Extract word for word the lines of the listing from its start to the line holding "(cabang2) at (222,504);", both ends kept; pictures are not part of the copy.
***** Raw records
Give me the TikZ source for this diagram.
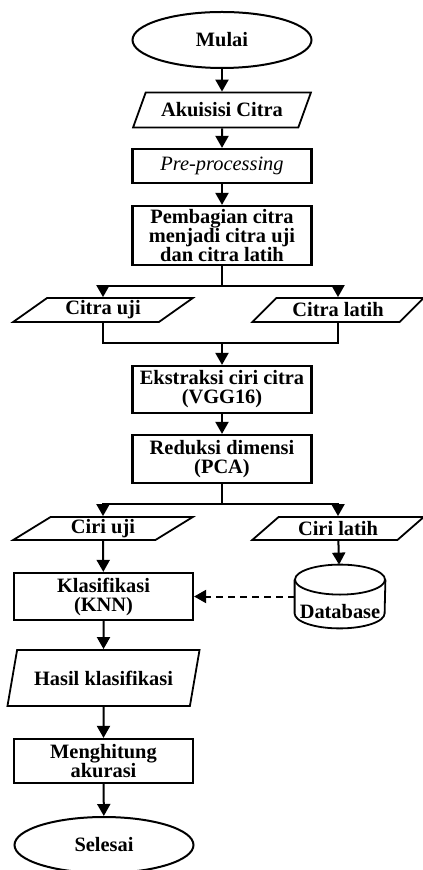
\documentclass[tikz,border=0pt]{standalone}
\usepackage{fontspec}
\setmainfont{Liberation Serif}
\usetikzlibrary{shapes.geometric,arrows.meta}

\begin{document}
\begin{tikzpicture}[x=0.5pt,y=-0.5pt,
  every node/.style={font=\fontsize{10.2}{9.5}\selectfont\bfseries,align=center},
  terminal/.style={draw,ellipse,line width=1pt,minimum width=89.5pt,minimum height=28pt,inner sep=0pt},
  proses/.style={draw,rectangle,line width=1.1pt,minimum width=89.5pt,inner sep=1pt},
  data/.style={draw,trapezium,trapezium stretches=true,line width=0.9pt,inner sep=0pt},
  basisdata/.style={rectangle,minimum width=45pt,minimum height=31.5pt,inner sep=0pt},
  alir/.style={line width=1pt,-{Triangle[length=6pt,width=6.5pt]}}]
\useasboundingbox (0,0) rectangle (422,870);

\node[terminal] (mulai) at (222,40) {Mulai};
\node[data,trapezium left angle=55,trapezium right angle=125,minimum width=89.5pt,minimum height=17.5pt] (akuisisi) at (222,110) {Akuisisi Citra};
\node[proses,minimum height=17pt,font=\fontsize{10.2}{9.5}\selectfont\itshape] (prep) at (222,166) {Pre-processing};
\node[proses,minimum height=29.5pt] (pembagian) at (222,235.5) {Pembagian citra\\menjadi citra uji\\dan citra latih};
\coordinate (cabang1) at (222,286);

\node[data,trapezium left angle=39,trapezium right angle=141,minimum width=90pt,minimum height=12pt] (citrauji) at (103,310) {Citra uji};
\node[data,trapezium left angle=39,trapezium right angle=141,minimum width=86pt,minimum height=12pt] (citralatih) at (338,310) {Citra latih};
\coordinate (gabung) at (222,343);

\node[proses,minimum height=23.5pt] (ekstraksi) at (222,389.5) {Ekstraksi ciri citra\\(VGG16)};
\node[proses,minimum height=24pt] (reduksi) at (222,459) {Reduksi dimensi\\(PCA)};
\coordinate (cabang2) at (222,504);

\node[data,trapezium left angle=39,trapezium right angle=141,minimum width=90pt,minimum height=11.5pt] (ciriuji) at (103,528.5) {Ciri uji};
\node[data,trapezium left angle=39,trapezium right angle=141,minimum width=86pt,minimum height=11.5pt] (cirilatih) at (338,528.5) {Ciri latih};

\node[proses,minimum height=23.5pt] (klasifikasi) at (103.5,596.5) {Klasifikasi\\(KNN)};
% database: cylinder drawn round the db node
\node[basisdata] (db) at (340,596.5) {};
\draw[line width=0.9pt] ([yshift=-7.5pt]db.north) ellipse [x radius=22.5pt,y radius=7.5pt];
\draw[line width=0.9pt] ([yshift=-7.5pt]db.north west) -- ([yshift=7.5pt]db.south west)
  arc [start angle=180,end angle=360,x radius=22.5pt,y radius=7.5pt] -- ([yshift=-7.5pt]db.north east);
\node (dbteks) at (340,611.5) {Database};

\node[data,trapezium left angle=62,trapezium right angle=118,minimum width=96.5pt,minimum height=28pt] (hasil) at (103.5,678) {Hasil klasifikasi};
\node[proses,minimum height=22pt] (hitung) at (103.5,761) {Menghitung\\akurasi};
\node[terminal] (selesai) at (104,845) {Selesai};

\draw[alir] (mulai) -- (akuisisi);
\draw[alir] (akuisisi) -- (prep);
\draw[alir] (prep) -- (pembagian);
\draw[line width=1pt] (pembagian) -- (cabang1);
\draw[alir] (cabang1) -| (citrauji);
\draw[alir] (cabang1) -| (citralatih);
\draw[line width=1pt] (citrauji) |- (gabung);
\draw[line width=1pt] (citralatih) |- (gabung);
\draw[alir] (gabung) -- (ekstraksi);
\draw[alir] (ekstraksi) -- (reduksi);
\draw[line width=1pt] (reduksi) -- (cabang2);
\draw[alir] (cabang2) -| (ciriuji);
\draw[alir] (cabang2) -| (cirilatih);
\draw[alir] (ciriuji) -- (klasifikasi);
\draw[alir] (cirilatih) -- (db);
\draw[alir,dash pattern=on 3.5pt off 2.5pt] (db) -- (klasifikasi);
\draw[alir] (klasifikasi) -- (hasil);
\draw[alir] (hasil) -- (hitung);
\draw[alir] (hitung) -- (selesai);
\end{tikzpicture}
\end{document}
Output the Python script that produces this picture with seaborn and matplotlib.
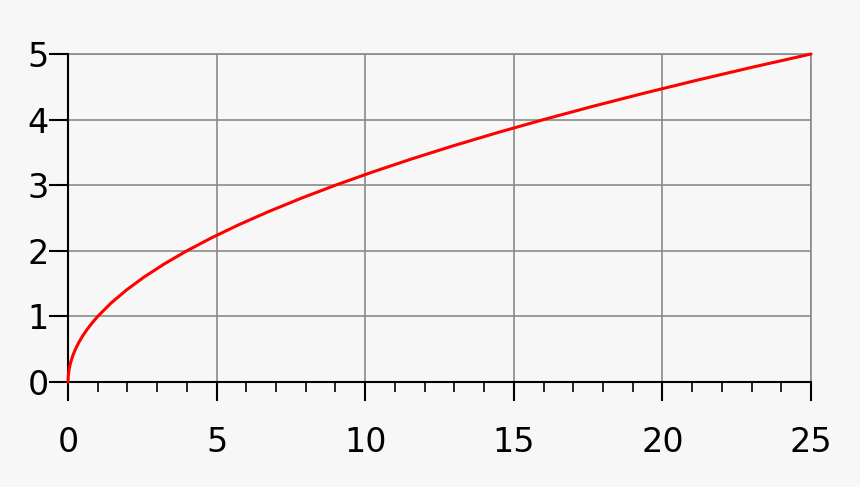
import numpy as np
import pandas as pd
import seaborn as sns
import matplotlib.pyplot as plt
from matplotlib.ticker import MultipleLocator

# points
x_vals = [0, 0.01, 0.04, 0.09, 0.16, 0.25, 0.36, 0.49, 0.64, 0.81, 1, 1.44, 1.96,
          2.56, 3.24, 4, 4.84, 5.76, 6.76, 7.84, 9, 10.24, 11.56, 12.96, 14.44,
          16, 17.64, 19.36, 21.16, 23.04, 25]
y_vals = [0, 0.1, 0.2, 0.3, 0.4, 0.5, 0.6, 0.7, 0.8, 0.9, 1, 1.2, 1.4,
          1.6, 1.8, 2, 2.2, 2.4, 2.6, 2.8, 3, 3.2, 3.4, 3.6, 3.8,
          4, 4.2, 4.4, 4.6, 4.8, 5]
x_ticks = [0, 5, 10, 15, 20, 25]
y_ticks = [0, 1, 2, 3, 4, 5]

df = pd.DataFrame({'x': x_vals, 'y': y_vals})

sns.set_style('white')
plt.rcParams['font.family'] = ['DejaVu Sans']

fig = plt.figure(figsize=(8.6, 4.87), dpi=100, facecolor='#f7f7f7')
ax = fig.add_axes([68 / 860, 1 - 382 / 487, (811 - 68) / 860, (382 - 54) / 487])
ax.set_facecolor('#f7f7f7')

ax.set_xlim(0, 25)
ax.set_ylim(0, 5)
ax.set_xticks(x_ticks)
ax.set_yticks(y_ticks)
ax.xaxis.set_minor_locator(MultipleLocator(1))
ax.grid(True, which='major', color='#8a8a8a', linewidth=1.2)
ax.set_axisbelow(True)

sns.lineplot(data=df, x='x', y='y', color='red', linewidth=2.2, ax=ax, clip_on=False, zorder=5)

for side in ['top', 'right']:
    ax.spines[side].set_color('#8a8a8a')
    ax.spines[side].set_linewidth(1.2)
for side in ['left', 'bottom']:
    ax.spines[side].set_color('black')
    ax.spines[side].set_linewidth(1.5)
    ax.spines[side].set_zorder(4)

ax.tick_params(axis='x', which='major', bottom=True, direction='out', length=14, width=1.5,
               color='black', labelcolor='black', labelsize=24, pad=18)
ax.tick_params(axis='x', which='minor', bottom=True, direction='out', length=7, width=1.2,
               color='black')
ax.tick_params(axis='y', which='major', left=True, direction='out', length=14, width=1.5,
               color='black', labelcolor='black', labelsize=24, pad=0)
ax.set_xlabel('')
ax.set_ylabel('')

fig.savefig('out.png', dpi=100, facecolor='#f7f7f7')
**********
- **Expected answer**:
Give me the TikZ source for this diagram.
\documentclass[tikz,border=0pt]{standalone}
\usepackage{fontspec}
\setmainfont{Liberation Serif}
\usetikzlibrary{shapes.geometric,arrows.meta}

\begin{document}
\begin{tikzpicture}[x=0.5pt,y=-0.5pt,
  every node/.style={font=\fontsize{10.2}{9.5}\selectfont\bfseries,align=center},
  terminal/.style={draw,ellipse,line width=1pt,minimum width=89.5pt,minimum height=28pt,inner sep=0pt},
  proses/.style={draw,rectangle,line width=1.1pt,minimum width=89.5pt,inner sep=1pt},
  data/.style={draw,trapezium,trapezium stretches=true,line width=0.9pt,inner sep=0pt},
  basisdata/.style={rectangle,minimum width=45pt,minimum height=31.5pt,inner sep=0pt},
  alir/.style={line width=1pt,-{Triangle[length=6pt,width=6.5pt]}}]
\useasboundingbox (0,0) rectangle (422,870);

\node[terminal] (mulai) at (222,40) {Mulai};
\node[data,trapezium left angle=55,trapezium right angle=125,minimum width=89.5pt,minimum height=17.5pt] (akuisisi) at (222,110) {Akuisisi Citra};
\node[proses,minimum height=17pt,font=\fontsize{10.2}{9.5}\selectfont\itshape] (prep) at (222,166) {Pre-processing};
\node[proses,minimum height=29.5pt] (pembagian) at (222,235.5) {Pembagian citra\\menjadi citra uji\\dan citra latih};
\coordinate (cabang1) at (222,286);

\node[data,trapezium left angle=39,trapezium right angle=141,minimum width=90pt,minimum height=12pt] (citrauji) at (103,310) {Citra uji};
\node[data,trapezium left angle=39,trapezium right angle=141,minimum width=86pt,minimum height=12pt] (citralatih) at (338,310) {Citra latih};
\coordinate (gabung) at (222,343);

\node[proses,minimum height=23.5pt] (ekstraksi) at (222,389.5) {Ekstraksi ciri citra\\(VGG16)};
\node[proses,minimum height=24pt] (reduksi) at (222,459) {Reduksi dimensi\\(PCA)};
\coordinate (cabang2) at (222,504);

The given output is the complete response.